Phish drummer and Lincolnville selectboard candidate Jonathan Fishman
Phish drummer and Lincolnville selectboard candidate Jonathan Fishman
“We need new blood in the political process, and you are that new blood,” Democratic candidate Bernie Sanders told his supporters following his loss last year in the hotly contested Democratic presidential primary.  “ ... It means that, at every level, we continue the fight to make our society a nation of economic, social, racial and environmental justice.”

During the campaign, musician Jonathan Fishman of Lincolnville had been traveling around the country performing and speaking to crowds of Bernie supporters. The 52-year old drummer, who used to live in Senator Sanders’ home state of Vermont and has been performing for three decades with the popular jam band Phish, said he had never seriously considered running for office himself. But something about Sanders’ message resonated.  

“Bernie was saying, ‘Look at all of you people who got on the Sanders campaign and cared about these issues, you should run for your local offices, your school boards, your select boards and committees,’” said Fishman. “Public service is needed across the board, so I guess that kind of sentiment just sat with me.” 

Then on Tuesday, after gathering signatures at the school and at Drake’s Corner Store, Fishman officially filed as a candidate for the Lincolnville Board of Selectmen. He will join filmmaker and former Sanders state delegate Josh Gerritsen and Free Press ad rep Sandy Delano in the race for two seats currently held by Art Durity and longtime selectman Rosey Gerry. The two incumbents have both taken out papers but have not yet returned them. The deadline is May 2. 

With Phish only touring five weeks a year, Fishman says he has a lot more time to devote to public service.
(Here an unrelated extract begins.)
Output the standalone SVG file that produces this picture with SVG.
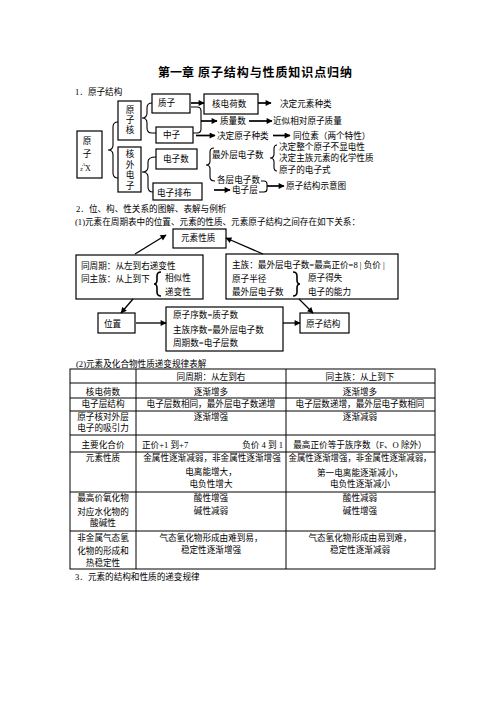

His wife Briar currently serves on the school board and the couple is getting ready to reopen the long-shuttered Center General Store.  

“It’s not an ego thing or anything like that,” Fishman said of his run for office. “It’s kind of the opposite. I’ve done really well in my line of work, I’ve had a lot of success and I love my job. And I guess I could sit on my butt somewhere and not be engaged, but we do have a personal stake in the well-being of the town.”

Fishman says he’s currently attending selectboard meetings to learn about a range of local issues, including the upcoming wastewater treatment bond and the politically charged repair of the broken float and ramp at the beach.

“I really want to go into this with both feet,” he said. “If I’m going to do it, I want to do a good job. I’m going to be engaged, and I have no interest in doing it half-assed.”